Ou então vinha com a infalível: "O fazendeiro tinha um bezerro e a mãe do fazendeiro também era o pai do bezerro."

Até que alguém mais aplicado entendesse que deveria existir um ponto após "mãe", eu já tinha me divertido um bocado.

E como o tempo passava rápido! Tudo colocado com um adorável falso rigor, uma legítima encenação de mestre ranzinza, uma pantomima de professor carrasco que mal escondia o homem que víamos com os olhos em lágrimas quando a banda do colégio parava em frente à sua casa, em meio ao desfile, e executava um daqueles dobrados que ele chamava de "marciais".

Tratava polidamente a todos, a despeito da fama de "linha dura" com os alunos, fama na qual os adultos fingiam acreditar, para nos amedrontar.

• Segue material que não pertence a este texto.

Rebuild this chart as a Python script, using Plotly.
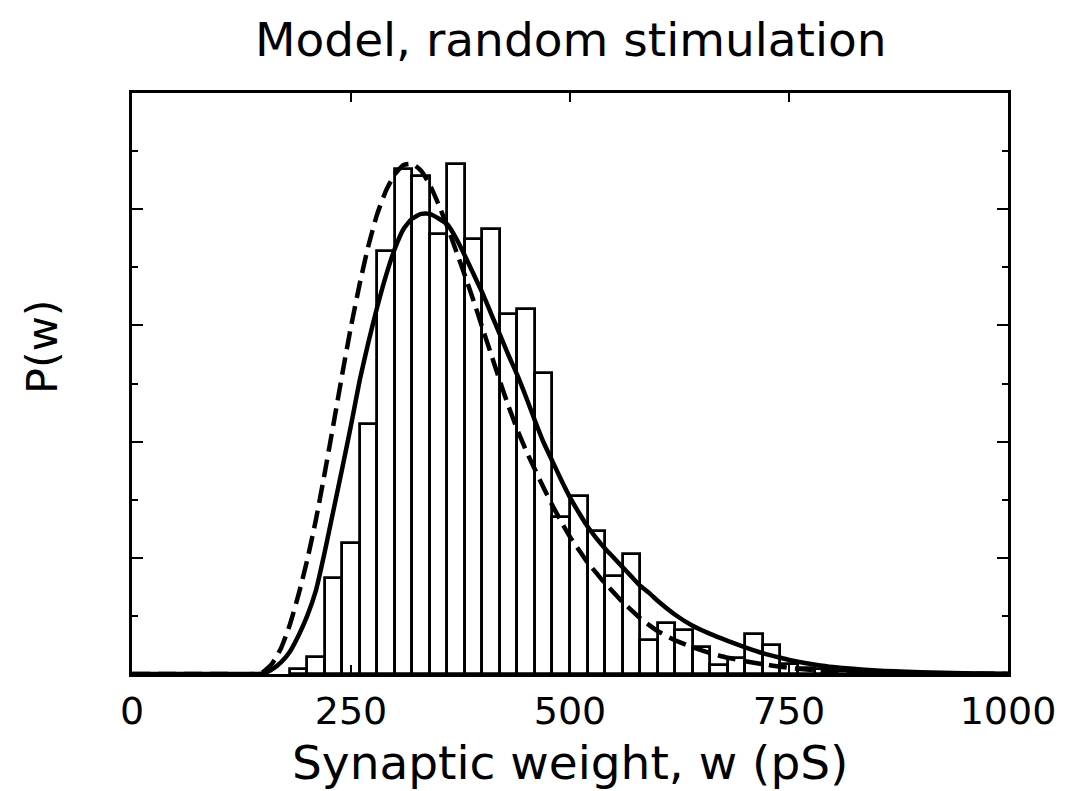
import plotly.graph_objects as go

# Histogram (20 pS bins), heights in units of the major y-tick spacing
bin_left = [180, 200, 220, 240, 260, 280, 300, 320, 340, 360, 380, 400, 420, 440,
            460, 480, 500, 520, 540, 560, 580, 600, 620, 640, 660, 680, 700, 720,
            740, 760, 780, 800, 820, 840, 860]
bar_height = [0.04, 0.15, 0.83, 1.13, 2.15, 3.64, 4.35, 4.29, 3.79, 4.39, 3.74, 3.83,
              3.10, 3.14, 2.59, 1.35, 1.53, 1.23, 0.84, 1.03, 0.29, 0.44, 0.38, 0.23,
              0.08, 0.14, 0.34, 0.25, 0.09, 0.05, 0.04, 0.03, 0.02, 0.02, 0.01]
bin_width = 20

# Dashed fit curve
dash_x = [0, 100, 140, 150, 160, 170, 180, 190, 200, 210, 220, 230, 240, 250, 260, 270,
          280, 290, 300, 310, 320, 330, 340, 350, 360, 370, 380, 390, 400, 410, 420, 430,
          440, 450, 460, 470, 480, 490, 500, 510, 520, 530, 540, 550, 560, 570, 580, 600,
          620, 640, 660, 680, 700, 720, 740, 760, 780, 800, 850, 900, 1000]
dash_y = [0, 0, 0.0, 0.02, 0.09, 0.22, 0.42, 0.68, 0.98, 1.33, 1.73, 2.15, 2.58, 2.99,
          3.36, 3.69, 3.96, 4.16, 4.30, 4.38, 4.39, 4.33, 4.21, 4.04, 3.85, 3.64, 3.43,
          3.21, 2.98, 2.75, 2.52, 2.30, 2.10, 1.92, 1.76, 1.60, 1.45, 1.31, 1.18, 1.07,
          0.96, 0.87, 0.78, 0.70, 0.62, 0.55, 0.48, 0.37, 0.29, 0.23, 0.18, 0.14, 0.11,
          0.085, 0.062, 0.045, 0.032, 0.022, 0.01, 0.004, 0.001]

# Solid fit curve
solid_x = [0, 100, 140, 150, 160, 170, 180, 190, 200, 210, 220, 230, 240, 250, 260, 270,
           280, 290, 300, 310, 320, 330, 340, 350, 360, 370, 380, 390, 400, 410, 420, 430,
           440, 450, 460, 470, 480, 490, 500, 510, 520, 530, 540, 550, 560, 570, 580, 590,
           600, 620, 640, 660, 680, 700, 720, 740, 760, 780, 800, 850, 900, 950, 1000]
solid_y = [0, 0, 0.0, 0.005, 0.04, 0.10, 0.19, 0.33, 0.50, 0.72, 1.05, 1.41, 1.77, 2.14,
           2.53, 2.86, 3.16, 3.43, 3.66, 3.83, 3.92, 3.96, 3.96, 3.92, 3.87, 3.75, 3.60,
           3.44, 3.28, 3.10, 2.92, 2.74, 2.57, 2.38, 2.18, 1.99, 1.83, 1.67, 1.52, 1.39,
           1.27, 1.17, 1.08, 1.00, 0.92, 0.84, 0.76, 0.70, 0.63, 0.51, 0.415, 0.345, 0.285,
           0.23, 0.18, 0.14, 0.105, 0.08, 0.06, 0.03, 0.015, 0.007, 0.003]

x_ticks = [0, 250, 500, 750, 1000]
x_tick_text = ["0", "250", "500", "750", "1000"]

title_text = "Model, random stimulation"
x_title = "Synaptic weight, w (pS)"
y_title = "P(w)"

FONT = "DejaVu Sans"

bin_center = [b + bin_width / 2 for b in bin_left]

fig = go.Figure()
fig.add_trace(go.Bar(
    x=bin_center, y=bar_height, width=bin_width,
    marker=dict(color="white", line=dict(color="black", width=2.8)),
    showlegend=False, hoverinfo="skip",
))
fig.add_trace(go.Scatter(
    x=dash_x, y=dash_y, mode="lines",
    line=dict(color="black", width=4.5, dash="18px,8px", shape="spline", smoothing=0.5),
    showlegend=False,
))
fig.add_trace(go.Scatter(
    x=solid_x, y=solid_y, mode="lines",
    line=dict(color="black", width=4.5, shape="spline", smoothing=0.5),
    showlegend=False,
))

M_L, M_R, M_T, M_B = 132, 70, 93, 117
W, H = 1078, 791
fig.update_layout(
    width=W, height=H,
    margin=dict(l=M_L, r=M_R, t=M_T, b=M_B),
    paper_bgcolor="white", plot_bgcolor="white",
    bargap=0,
    font=dict(family=FONT, color="black"),
)

plot_h = H - M_T - M_B
plot_w = W - M_L - M_R
def py_to_paper(py):
    return (H - M_B - py) / plot_h
def px_to_paper(px):
    return (px - M_L) / plot_w

fig.add_annotation(text=title_text, x=px_to_paper(571), y=py_to_paper(40), xref="paper", yref="paper",
                   showarrow=False, font=dict(size=47, family=FONT, color="black"),
                   xanchor="center", yanchor="middle")
fig.add_annotation(text=x_title, x=px_to_paper(570), y=py_to_paper(762), xref="paper", yref="paper",
                   showarrow=False, font=dict(size=47, family=FONT, color="black"),
                   xanchor="center", yanchor="middle")
fig.add_annotation(text=y_title, x=px_to_paper(42), y=py_to_paper(347), xref="paper", yref="paper",
                   showarrow=False, textangle=-90, font=dict(size=43, family=FONT, color="black"),
                   xanchor="center", yanchor="middle")

fig.update_xaxes(
    range=[0, 1000], tickvals=x_ticks, ticktext=x_tick_text,
    ticks="inside", ticklen=9, tickwidth=2, tickcolor="black",
    showline=True, linewidth=3, linecolor="black", mirror="ticks",
    showgrid=False, zeroline=False,
    tickfont=dict(size=38, family=FONT, color="black"),
    ticklabelstandoff=1,
)
fig.update_yaxes(
    range=[0, 5], dtick=1, tick0=0, showticklabels=False,
    ticks="inside", ticklen=11, tickwidth=2, tickcolor="black",
    showline=True, linewidth=3, linecolor="black", mirror="ticks",
    showgrid=False, zeroline=False,
    minor=dict(ticks="inside", ticklen=6, tickwidth=2, tickcolor="black", dtick=0.5, showgrid=False),
)

fig.write_html("out.html")
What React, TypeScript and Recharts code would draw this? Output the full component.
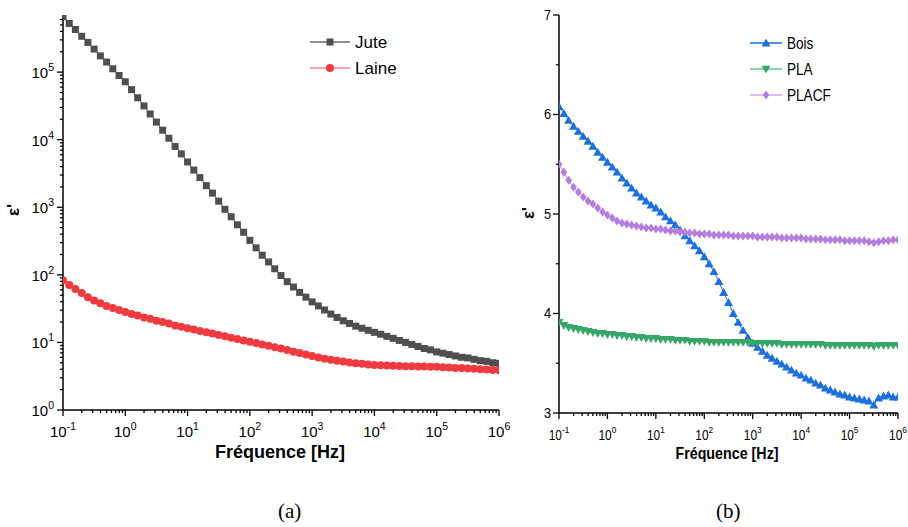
import React from 'react'
import { LineChart, Line, XAxis, YAxis } from 'recharts'

// frequency points (Hz), 10 per decade
const freq = [
  0.1, 0.126, 0.158, 0.2, 0.251, 0.316, 0.398, 0.501, 0.631, 0.794,
  1, 1.26, 1.58, 2, 2.51, 3.16, 3.98, 5.01, 6.31, 7.94,
  10, 12.6, 15.8, 20, 25.1, 31.6, 39.8, 50.1, 63.1, 79.4,
  100, 126, 158, 200, 251, 316, 398, 501, 631, 794,
  1000, 1259, 1585, 1995, 2512, 3162, 3981, 5012, 6310, 7943,
  1e4, 12589, 15849, 19953, 25119, 31623, 39811, 50119, 63096, 79433,
  1e5, 125893, 158489, 199526, 251189, 316228, 398107, 501187, 630957, 794328,
  1e6,
]

// (a) permittivity, log scale
const jute = [
  6.6e5, 5.25e5, 4.27e5, 3.39e5, 2.75e5, 2.19e5, 1.74e5, 1.41e5, 1.12e5, 8.9e4,
  7.2e4, 5.5e4, 4.17e4, 3.16e4, 2.4e4, 1.82e4, 1.38e4, 1.05e4, 7940, 6170,
  4680, 3550, 2750, 2090, 1620, 1230, 933, 724, 550, 427,
  324, 251, 195, 155, 123, 97.7, 79.4, 66.1, 55, 46.8,
  39.8, 34.7, 30.2, 26.3, 23.4, 20.9, 19.1, 17.4, 16.2, 15.1,
  14.1, 13.2, 12.3, 11.5, 10.7, 10.0, 9.33, 8.71, 8.13, 7.76,
  7.24, 6.92, 6.61, 6.31, 6.03, 5.89, 5.62, 5.37, 5.25, 5.01,
  4.9,
]
const laine = [
  83.2, 70.8, 61.7, 53.7, 46.8, 41.7, 38.0, 34.7, 32.4, 30.2,
  28.2, 26.3, 25.1, 23.4, 22.4, 20.9, 20.0, 19.1, 17.8, 17.0,
  16.2, 15.5, 14.8, 14.1, 13.5, 12.9, 12.3, 11.7, 11.2, 10.7,
  10.2, 9.8, 9.35, 8.9, 8.5, 8.1, 7.7, 7.3, 6.95, 6.6,
  6.3, 6.0, 5.75, 5.55, 5.37, 5.2, 5.06, 4.93, 4.82, 4.72,
  4.65, 4.6, 4.55, 4.5, 4.47, 4.45, 4.43, 4.41, 4.39, 4.37,
  4.35, 4.3, 4.27, 4.2, 4.17, 4.1, 4.07, 4.0, 3.97, 3.92,
  3.89,
]

// (b) permittivity, linear scale
const bois = [
  6.08, 6.01, 5.94, 5.88, 5.83, 5.78, 5.73, 5.68, 5.62, 5.57,
  5.52, 5.47, 5.42, 5.36, 5.31, 5.26, 5.21, 5.17, 5.13, 5.09,
  5.06, 5.02, 4.97, 4.93, 4.89, 4.84, 4.78, 4.73, 4.68, 4.63,
  4.57, 4.5, 4.42, 4.32, 4.21, 4.11, 4.0, 3.91, 3.83, 3.76,
  3.7, 3.66, 3.62, 3.58, 3.55, 3.52, 3.49, 3.46, 3.43, 3.4,
  3.38, 3.35, 3.33, 3.3, 3.28, 3.25, 3.23, 3.21, 3.19, 3.18,
  3.16, 3.15, 3.14, 3.13, 3.12, 3.08, 3.15, 3.17, 3.18, 3.16,
  3.16,
]
const pla = [
  3.91, 3.88, 3.86, 3.85, 3.84, 3.83, 3.82, 3.81, 3.8, 3.8,
  3.79, 3.79, 3.78, 3.78, 3.77, 3.77, 3.76, 3.76, 3.75, 3.75,
  3.75, 3.74, 3.74, 3.74, 3.73, 3.73, 3.73, 3.72, 3.72, 3.72,
  3.72, 3.71, 3.71, 3.71, 3.71, 3.71, 3.71, 3.71, 3.71, 3.71,
  3.7, 3.7, 3.7, 3.7, 3.7, 3.7, 3.69, 3.69, 3.69, 3.69,
  3.69, 3.69, 3.69, 3.69, 3.69, 3.68, 3.68, 3.68, 3.68, 3.68,
  3.68, 3.68, 3.68, 3.68, 3.68, 3.67, 3.68, 3.68, 3.68, 3.68,
  3.68,
]
const placf = [
  5.5, 5.42, 5.34, 5.27, 5.22, 5.17, 5.13, 5.1, 5.06, 5.02,
  4.99, 4.96, 4.93, 4.91, 4.9, 4.89, 4.88, 4.87, 4.86, 4.86,
  4.85, 4.85, 4.84, 4.83, 4.83, 4.82, 4.82, 4.81, 4.81, 4.8,
  4.8, 4.8, 4.79, 4.79, 4.79, 4.79, 4.78, 4.78, 4.78, 4.78,
  4.78, 4.77, 4.77, 4.77, 4.77, 4.77, 4.76, 4.76, 4.76, 4.76,
  4.76, 4.75, 4.75, 4.75, 4.75, 4.74, 4.74, 4.74, 4.74, 4.73,
  4.73, 4.73, 4.73, 4.73, 4.72, 4.71, 4.72, 4.73, 4.73, 4.74,
  4.74,
]

const decadesX = [0.1, 1, 10, 100, 1000, 1e4, 1e5]
const decadesY = [1, 10, 100, 1000, 1e4, 1e5]
const linTicksB = [3, 3.5, 4, 4.5, 5, 5.5, 6, 6.5, 7]

const SANS = '"Liberation Sans", Arial, sans-serif'

const logTicks = (decades: number[], last: number) => {
  const out: number[] = []
  decades.forEach(d => {
    for (let m = 1; m <= 9; m++) out.push(d * m)
  })
  return out.filter(v => v <= last * 1.0001).concat(decades.includes(last) ? [] : [last])
}
const xTicks = logTicks(decadesX, 1e6)
const yTicksA = [...logTicks(decadesY, 1e5), 2e5, 3e5, 4e5, 5e5, 6e5]

const isDecade = (v: number) => Math.abs(Math.log10(v) - Math.round(Math.log10(v))) < 1e-6
const expOf = (v: number) => Math.round(Math.log10(v))

const dataA = freq.map((f, i) => ({ f, jute: jute[i], laine: laine[i] }))
const dataB = freq.map((f, i) => ({ f, bois: bois[i], pla: pla[i], placf: placf[i] }))

type Shape = 'square' | 'circle' | 'up' | 'down' | 'diamond'

function Marker({ cx, cy, shape, color, size }: { cx: number; cy: number; shape: Shape; color: string; size: number }) {
  const h = size / 2
  if (shape === 'square') return <rect x={cx - h} y={cy - h} width={size} height={size} fill={color} />
  if (shape === 'circle') return <circle cx={cx} cy={cy} r={h} fill={color} />
  if (shape === 'up') return <polygon points={`${cx},${cy - h} ${cx + h},${cy + h * 0.75} ${cx - h},${cy + h * 0.75}`} fill={color} />
  if (shape === 'down') return <polygon points={`${cx},${cy + h} ${cx + h},${cy - h * 0.75} ${cx - h},${cy - h * 0.75}`} fill={color} />
  return <polygon points={`${cx},${cy - h} ${cx + h * 0.75},${cy} ${cx},${cy + h} ${cx - h * 0.75},${cy}`} fill={color} />
}

const dotFor = (shape: Shape, color: string, size: number) => (p: any) =>
  p.cx == null || p.cy == null ? <g key={`n-${p.index}`} /> : (
    <Marker key={`d-${p.index}`} cx={p.cx} cy={p.cy} shape={shape} color={color} size={size} />
  )

// condensed look for panel (b): squeeze plain sans text horizontally
const squeeze = (x: number, k: number) => `translate(${x} 0) scale(${k} 1) translate(${-x} 0)`

function LogXTick(p: any) {
  const { x, y, payload, size, k } = p
  const v = payload.value
  const major = isDecade(v)
  return (
    <g>
      <line x1={x} x2={x} y1={y} y2={y + (major ? 6 : 3)} stroke="#000" strokeWidth={1.3} />
      {major && (
        <text x={x} y={y + 27} textAnchor="middle" fontFamily={SANS} fontSize={size} fill="#000" transform={squeeze(x, k)}>
          <tspan>10</tspan>
          <tspan dy={-7} fontSize={size * 0.7}>{expOf(v)}</tspan>
        </text>
      )}
    </g>
  )
}

function LogYTick(p: any) {
  const { x, y, payload } = p
  const v = payload.value
  const major = isDecade(v)
  return (
    <g>
      <line x1={x - (major ? 6 : 3)} x2={x} y1={y} y2={y} stroke="#000" strokeWidth={1.3} />
      {major && (
        <text x={x - 9} y={y + 6} textAnchor="end" fontFamily={SANS} fontSize={15} fill="#000">
          <tspan>10</tspan>
          <tspan dy={-7} fontSize={10.5}>{expOf(v)}</tspan>
        </text>
      )}
    </g>
  )
}

function LinYTick(p: any) {
  const { x, y, payload } = p
  const v = payload.value
  const major = Number.isInteger(v)
  return (
    <g>
      <line x1={x - (major ? 6 : 3)} x2={x} y1={y} y2={y} stroke="#000" strokeWidth={1.3} />
      {major && (
        <text x={x - 8} y={y + 5} textAnchor="end" fontFamily={SANS} fontSize={15} fill="#000" transform={squeeze(x - 8, 0.85)}>
          {v}
        </text>
      )}
    </g>
  )
}

const seriesA = [
  { key: 'jute', name: 'Jute', color: '#4f4f4f', line: '#6a6a6a', shape: 'square' as Shape, size: 7 },
  { key: 'laine', name: 'Laine', color: '#ef3b3f', line: '#f58a8c', shape: 'circle' as Shape, size: 8 },
]
const seriesB = [
  { key: 'bois', name: 'Bois', color: '#1c6fdf', line: '#1c6fdf', shape: 'up' as Shape, size: 9 },
  { key: 'pla', name: 'PLA', color: '#37a768', line: '#6cc193', shape: 'down' as Shape, size: 9 },
  { key: 'placf', name: 'PLACF', color: '#b47ddf', line: '#cfa8ec', shape: 'diamond' as Shape, size: 9 },
]

function LegendBox({ items, width, gap, lineLen, fontSize, k }: any) {
  return (
    <svg width={width} height={items.length * gap + 6} style={{ display: 'block' }}>
      {items.map((s: any, i: number) => {
        const cy = 13 + i * gap
        const tx = lineLen + 7
        return (
          <g key={s.key}>
            <line x1={2} x2={2 + lineLen} y1={cy} y2={cy} stroke={s.line} strokeWidth={1.5} />
            <Marker cx={2 + lineLen / 2} cy={cy} shape={s.shape} color={s.color} size={s.size} />
            <text x={tx} y={cy + 6} fontFamily={SANS} fontSize={fontSize} fill="#000" transform={squeeze(tx, k)}>{s.name}</text>
          </g>
        )
      })}
    </svg>
  )
}

const axisLine = { stroke: '#000', strokeWidth: 1.5 }

export default function App() {
  return (
    <div style={{ position: 'absolute', left: 0, top: 0, width: 908, height: 527, background: '#fff', overflow: 'hidden' }}>
      <div style={{ position: 'absolute', left: 0, top: 0 }}>
        <LineChart width={520} height={470} data={dataA} margin={{ top: 15, right: 21, left: 8, bottom: 0 }}>
          <XAxis
            dataKey="f" type="number" scale="log" domain={[0.1, 1e6]} allowDataOverflow
            ticks={xTicks} interval={0} tickSize={0} tickMargin={0} tickLine={false}
            axisLine={axisLine} height={60}
            tick={(p: any) => <LogXTick {...p} size={15} k={1} />}
            label={() => (
              <text x={280} y={458} textAnchor="middle" fontFamily={SANS} fontWeight="bold" fontSize={18} fill="#000">
                Fréquence [Hz]
              </text>
            )}
          />
          <XAxis xAxisId="top" orientation="top" dataKey="f" type="number" scale="log" domain={[0.1, 1e6]} height={0} tick={false} tickLine={false} axisLine={axisLine} />
          <YAxis
            type="number" scale="log" domain={[1, 7e5]} allowDataOverflow
            ticks={yTicksA} interval={0} tickSize={0} tickMargin={0} tickLine={false}
            axisLine={axisLine} width={55}
            tick={(p: any) => <LogYTick {...p} />}
            label={() => (
              <text x={19} y={210} transform="rotate(-90 19 210)" textAnchor="middle" fontFamily={SANS} fontWeight="bold" fontSize={17} fill="#000">
                ε'
              </text>
            )}
          />
          <YAxis yAxisId="right" orientation="right" width={0} tick={false} tickLine={false} axisLine={axisLine} />
          {seriesA.map(s => (
            <Line key={s.key} dataKey={s.key} name={s.name} stroke={s.color} strokeWidth={1}
              dot={dotFor(s.shape, s.color, s.size)} isAnimationActive={false} />
          ))}
        </LineChart>
      </div>
      <div style={{ position: 'absolute', left: 308, top: 29 }}>
        <LegendBox items={seriesA} width={110} gap={26} lineLen={40} fontSize={17} k={1} />
      </div>

      <div style={{ position: 'absolute', left: 520, top: 0 }}>
        <LineChart width={388} height={470} data={dataB} margin={{ top: 15, right: 10, left: 4, bottom: 0 }}>
          <XAxis
            dataKey="f" type="number" scale="log" domain={[0.1, 1e6]} allowDataOverflow
            ticks={xTicks} interval={0} tickSize={0} tickMargin={0} tickLine={false}
            axisLine={axisLine} height={57}
            tick={(p: any) => <LogXTick {...p} size={14} k={0.85} />}
            label={() => (
              <text x={207} y={459} textAnchor="middle" fontFamily={SANS} fontWeight="bold" fontSize={17} fill="#000" transform={squeeze(207, 0.84)}>
                Fréquence [Hz]
              </text>
            )}
          />
          <XAxis xAxisId="top" orientation="top" dataKey="f" type="number" scale="log" domain={[0.1, 1e6]} height={0} tick={false} tickLine={false} axisLine={axisLine} />
          <YAxis
            type="number" domain={[3, 7]} allowDataOverflow
            ticks={linTicksB} interval={0} tickSize={0} tickMargin={0} tickLine={false}
            axisLine={axisLine} width={35}
            tick={(p: any) => <LinYTick {...p} />}
            label={() => (
              <text x={14} y={213} transform="rotate(-90 14 213)" textAnchor="middle" fontFamily={SANS} fontWeight="bold" fontSize={16} fill="#000">
                ε'
              </text>
            )}
          />
          <YAxis yAxisId="right" orientation="right" width={0} tick={false} tickLine={false} axisLine={axisLine} />
          {seriesB.map(s => (
            <Line key={s.key} dataKey={s.key} name={s.name} stroke={s.color} strokeWidth={1}
              dot={dotFor(s.shape, s.color, s.size)} isAnimationActive={false} />
          ))}
        </LineChart>
      </div>
      <div style={{ position: 'absolute', left: 748, top: 30 }}>
        <LegendBox items={seriesB} width={120} gap={26} lineLen={32} fontSize={16} k={0.85} />
      </div>

      <div style={{ position: 'absolute', left: 278, top: 499, fontFamily: '"Liberation Serif", serif', fontSize: 21 }}>(a)</div>
      <div style={{ position: 'absolute', left: 716, top: 499, fontFamily: '"Liberation Serif", serif', fontSize: 21 }}>(b)</div>
    </div>
  )
}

De origem simples, conseguia ser respeitado pela burguesia do açúcar e dos sapatos ainda existente à época naquelas paragens. Pais que confiavam plenamente seus filhos aos cinqüenta anos de magistério do mestre, muitas vezes retardando sua ida para os estudos no Recife.

Com os pais pobres, era atencioso. Vários dos meus colegas de infância foram bolsistas integrais. Não tendo pretensões intelectuais avançadas, pautou sua vida com o sacerdócio da disciplina e da dedicação, mantendo por décadas um educandário que se tornou referência, por gerações inteiras. Meu pai, meus tios, minhas tias professoras, por fim, eu próprio, meus irmãos e meus primos, famílias inteiras alunas do Homem que Sabia Português.

Nostalgia... Melancolia... Claro que sim. E que bom. Como seria saudável que nossos modernos educandários, tão cibernéticos e atulhados de professores "tios", tivessem pelo menos de vez em quando a velha figura paterna do professor - aquele que nos ensinava maravilhosos lugares-comuns, coisas assim como que os fins não justificam os meios. Como que o conteúdo é sempre mais importante que a forma. Coisas que esquecemos, e que não temos mais quem nos lembre.

Continuaremos tentando "acertar o passo" na vida, evitando tomar a direção errada em determinadas esquinas, conforme nos alertou longamente o velho professor? Espero que sim. Afinal, "ao Mestre, com carinho", também é um lugar comum, porém é um dos mais belos que se conhece.